Quick experiments you can try (safe, fun, and classroom-ready)

  1. The Cup Telephone

    • Two paper cups + a string tied tight between them. Speak into one cup; a friend listens at the other. What happens when the string is loose vs tight? Tight string carries more vibration — better voice travel.
  2. Whisper Test

    • Stand at different distances (2 m, 5 m, 10 m). Who can hear a whisper? Loudness drops with distance — that’s why stage actors project their voice.
  3. Masking Sound

    • One student says a word; another student makes a soft noise nearby (clap, fan). Did it get harder to understand? That’s masking — like noise pollution.

Why people sometimes misunderstand speech (and how to help)

  • Speaker mumbles or talks too quietly — ask them to speak louder or face you.
  • Too much background noise — move to a quieter spot.
  • Words sound similar (like "bat" and "pat") — rely on context or ask for repetition.
  • Language differences — speaking slower and using clearer words helps.

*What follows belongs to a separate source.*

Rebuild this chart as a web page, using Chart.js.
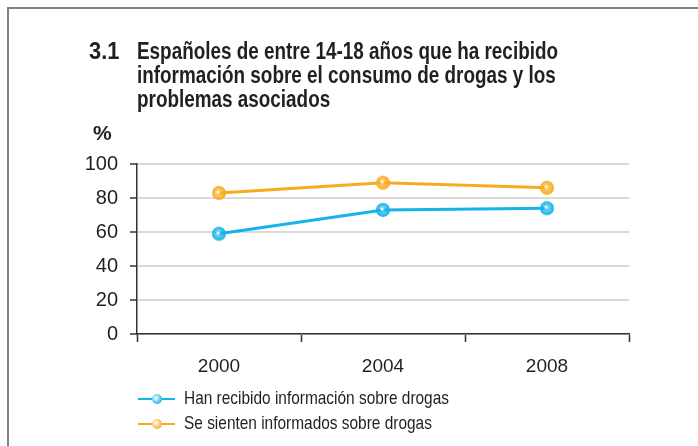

A small classroom rule: if you don’t hear, say “Could you repeat, please?” That’s teamwork for clear communication.


Quick recap — What you should remember

  • Speech transmission means making sound, shaping it into words, and sending it through the air to someone’s ear.
  • Pitch and loudness (from earlier lessons) help voices sound different and express emotion.
  • Noise, distance, and echoes make understanding harder — that’s why we learn about protecting hearing and reducing noise pollution.
  • Simple tech (microphones, phones, hearing aids) helps words travel farther and clearer.

"The best way to lose a secret is to whisper in a noisy hallway." — OK, not a real quote, but it’s true: environment matters.


Final thought (memorable, tiny life hack)

If you want your words to travel like a superhero, be clear, use your breath, face your listener, and choose a quiet place. Your voice is powerful — treat it like gold: don’t shout it away, and don’t let noise steal it.

Key takeaways

  • Speech is sound shaped by our bodies.
  • The environment (and noise) changes whether words are understood.
  • Technology helps but good habits (speaking clearly, protecting hearing) matter most.

Go try the cup telephone — and when your friend hears you perfectly, take a tiny bow. You just mastered speech transmission, Grade 4 style.